Prospects for Regional Harmonization
Greater regulatory harmonization across Latin America could benefit operators significantly. Consistent rules on taxation and advertising, along with joint frameworks or cross-border agreements, could streamline operations and enhance compliance.
Responsible Gambling: Walking the Tightrope
The rapid expansion of gambling in Latin America necessitates robust responsible gambling policies.
Brazil has taken the lead in this area, introducing measures such as facial recognition for bettors and restrictions on using welfare funds for gambling. These progressive policies reflect the challenge of balancing accessibility with player protection.

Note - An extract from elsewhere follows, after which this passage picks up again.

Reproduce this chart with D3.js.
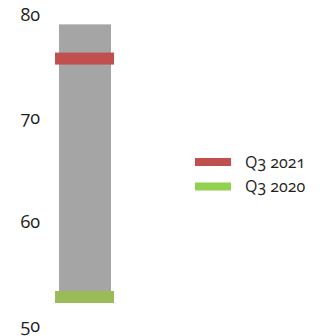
<!DOCTYPE html>
<html>
<head>
<meta charset="utf-8">
<script src="https://cdn.jsdelivr.net/npm/d3@7"></script>
<style>
  body { margin: 0; background: #fff; }
  svg text { font-family: "Open Sans", Lato, sans-serif; font-variant-numeric: oldstyle-nums; font-feature-settings: "onum"; fill: #222; }
</style>
</head>
<body>
<svg id="chart"></svg>
<script>
const seriesNames = ['Q3 2021', 'Q3 2020'];
const seriesValues = [75.7, 52.7];
const seriesColors = ['#c0504d', '#9bbb59'];
const legendColors = ['#c0504d', '#92d050'];
const rangeValues = [52.7, 79.0];
const yTicks = [50, 60, 70, 80];

const width = 326, height = 336;
const svg = d3.select('#chart')
      .attr('width', width)
      .attr('height', height);

const yscale = d3.scaleLinear()
      .domain([50, 80])
      .range([325, 14]);

const yaxis = d3.axisLeft(yscale)
      .tickValues(yTicks)
      .tickSize(0)
      .tickPadding(0);

svg.append('g')
      .attr('transform', 'translate(40, 0)')
      .call(yaxis)
      .call(g => g.select('.domain').remove())
      .selectAll('text')
      .style('font-size', '18px')
      .attr('dy', '0.35em');

// floating range bar
svg.append('rect')
      .attr('x', 59)
      .attr('width', 52)
      .attr('y', yscale(rangeValues[1]))
      .attr('height', yscale(rangeValues[0]) - yscale(rangeValues[1]))
      .style('fill', '#a5a5a5');

// markers for each series
const band_h = 12;
svg.selectAll('rect.marker')
      .data(seriesValues)
      .join('rect')
      .attr('class', 'marker')
      .attr('x', 55)
      .attr('width', 59)
      .attr('y', d => yscale(d) - band_h / 2)
      .attr('height', band_h)
      .style('fill', (d, i) => seriesColors[i]);

// legend
const legend = svg.append('g')
      .attr('transform', 'translate(195, 162)');

const item = legend.selectAll('g')
      .data(seriesNames)
      .join('g')
      .attr('transform', (d, i) => `translate(0, ${i * 24.5})`);

item.append('rect')
      .attr('x', 0)
      .attr('y', -4)
      .attr('width', 36)
      .attr('height', 8)
      .style('fill', (d, i) => legendColors[i]);

item.append('text')
      .attr('x', 50)
      .attr('dy', '0.35em')
      .style('font-size', '16px')
      .text(d => d);
</script>
</body>
</html>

Argentina and Colombia are also strengthening their efforts. Argentina’s proposed advertising ban is motivated by concerns over youth gambling, while Colombia’s promotional spending restrictions aim to prevent excessive marketing. However, the effectiveness of these policies will depend on enforcement and industry cooperation.
The Road Ahead
The challenges of taxation and policy are inevitable in any emerging market, but Latin America’s diversity adds an extra layer of complexity. From Brazil’s ambitious regulatory overhaul to Peru’s contentious consumption tax, the region reflects the growing pains of the global gambling industry.
For operators, adaptability will be the key to success. Navigating taxation, complying with advertising rules, and championing responsible gambling will be critical. Meanwhile, governments must strike a delicate balance—creating policies that protect players while fostering sustainable markets.
As Latin America progresses, its approach to these challenges will not only shape the region’s gambling industry but also define its reputation on the global stage. With the potential to become a $12 billion market by 2028, the opportunities are immense. Through harmonization, collaboration, and innovation, Latin America is charting a path toward a promising future for its gambling industry.